**What to do**
Set the lines down again exactly, first line through the line that contains "288), (642, 177)]", with no pictures.

**Dataset excerpt**
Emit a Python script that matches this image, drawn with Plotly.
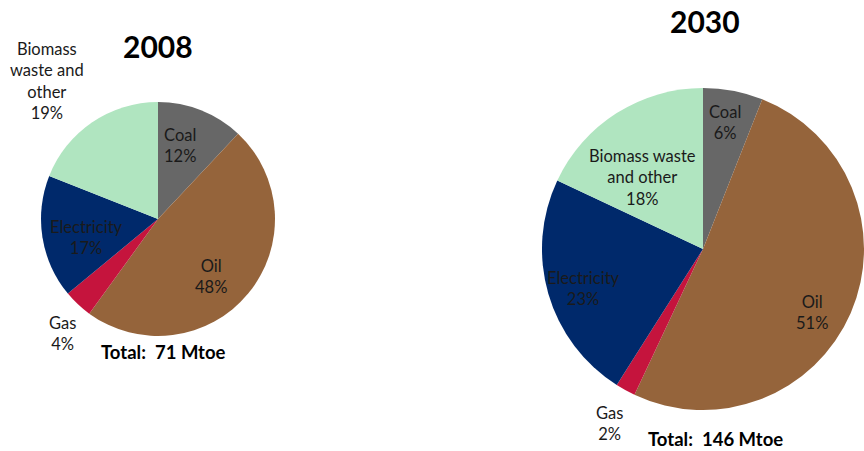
import plotly.graph_objects as go

sectors = ["Coal", "Oil", "Gas", "Electricity", "Biomass waste and other"]
share_2008 = [12, 48, 4, 17, 19]
share_2030 = [6, 51, 2, 23, 18]
total_2008 = 71
total_2030 = 146
colors = ["#676767", "#95643B", "#C5143D", "#00296B", "#B0E5C0"]

W, H = 864, 451
FONT = "Lato, Carlito, Calibri, sans-serif"


def px(x, y):
    return x / W, 1 - y / H


def dom(cx, cy, r):
    x0, y1 = px(cx - r, cy - r)
    x1, y0 = px(cx + r, cy + r)
    return dict(x=[max(x0, 0), min(x1, 1)], y=[max(y0, 0), min(y1, 1)])


fig = go.Figure()
fig.add_trace(go.Pie(labels=sectors, values=share_2008, sort=False, direction="clockwise",
                     rotation=0, marker=dict(colors=colors, line=dict(width=0)),
                     textinfo="none", hoverinfo="label+percent", showlegend=False,
                     domain=dom(158, 219, 117)))
fig.add_trace(go.Pie(labels=sectors, values=share_2030, sort=False, direction="clockwise",
                     rotation=0, marker=dict(colors=colors, line=dict(width=0)),
                     textinfo="none", hoverinfo="label+percent", showlegend=False,
                     domain=dom(704, 249, 162)))

# label text and positions (pixel centres)
lab_2008 = ["Coal", "Oil", "Gas", "Electricity", "Biomass<br>waste and<br>other"]
pos_2008 = [(180, 145), (211, 276), (62, 333), (86, 237), (47, 81)]
lab_2030 = ["Coal", "Oil", "Gas", "Electricity", "Biomass waste<br>and other"]
pos_2030 = [(725, 122), (812, 312), (609, 423), (583, 288), (642, 177)]

anns = []
for labs, vals, pos in [(lab_2008, share_2008, pos_2008), (lab_2030, share_2030, pos_2030)]:
    for lab, v, (x, y) in zip(labs, vals, pos):
        xx, yy = px(x, y)
        anns.append(dict(x=xx, y=yy, xref="paper", yref="paper", showarrow=False,
                         xanchor="center", yanchor="middle",
                         text=f"{lab}<br>{v}%", align="center",
                         font=dict(family=FONT, size=16.5, color="#1a1a1a")))

for txt, (x, y), size in [("2008", (158, 46), 30), ("2030", (705, 21), 30),
                          (f"Total:  {total_2008} Mtoe", (163, 352), 18.5),
                          (f"Total:  {total_2030} Mtoe", (715, 439), 18.5)]:
    xx, yy = px(x, y)
    anns.append(dict(x=xx, y=yy, xref="paper", yref="paper", showarrow=False,
                     xanchor="center", yanchor="middle",
                     text=f"<b>{txt}</b>", font=dict(family=FONT, size=size, color="black")))

fig.update_layout(width=W, height=H, margin=dict(l=0, r=0, t=0, b=0),
                  paper_bgcolor="white", plot_bgcolor="white",
                  annotations=anns, font=dict(family=FONT))

fig.write_html("out.html", config={"displayModeBar": False},
               post_script="document.body.style.margin='0px';")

**Result of the exercise**
Emit a Python script that matches this image, drawn with Plotly.
import plotly.graph_objects as go

sectors = ["Coal", "Oil", "Gas", "Electricity", "Biomass waste and other"]
share_2008 = [12, 48, 4, 17, 19]
share_2030 = [6, 51, 2, 23, 18]
total_2008 = 71
total_2030 = 146
colors = ["#676767", "#95643B", "#C5143D", "#00296B", "#B0E5C0"]

W, H = 864, 451
FONT = "Lato, Carlito, Calibri, sans-serif"


def px(x, y):
    return x / W, 1 - y / H


def dom(cx, cy, r):
    x0, y1 = px(cx - r, cy - r)
    x1, y0 = px(cx + r, cy + r)
    return dict(x=[max(x0, 0), min(x1, 1)], y=[max(y0, 0), min(y1, 1)])


fig = go.Figure()
fig.add_trace(go.Pie(labels=sectors, values=share_2008, sort=False, direction="clockwise",
                     rotation=0, marker=dict(colors=colors, line=dict(width=0)),
                     textinfo="none", hoverinfo="label+percent", showlegend=False,
                     domain=dom(158, 219, 117)))
fig.add_trace(go.Pie(labels=sectors, values=share_2030, sort=False, direction="clockwise",
                     rotation=0, marker=dict(colors=colors, line=dict(width=0)),
                     textinfo="none", hoverinfo="label+percent", showlegend=False,
                     domain=dom(704, 249, 162)))

# label text and positions (pixel centres)
lab_2008 = ["Coal", "Oil", "Gas", "Electricity", "Biomass<br>waste and<br>other"]
pos_2008 = [(180, 145), (211, 276), (62, 333), (86, 237), (47, 81)]
lab_2030 = ["Coal", "Oil", "Gas", "Electricity", "Biomass waste<br>and other"]
pos_2030 = [(725, 122), (812, 312), (609, 423), (583, 288), (642, 177)]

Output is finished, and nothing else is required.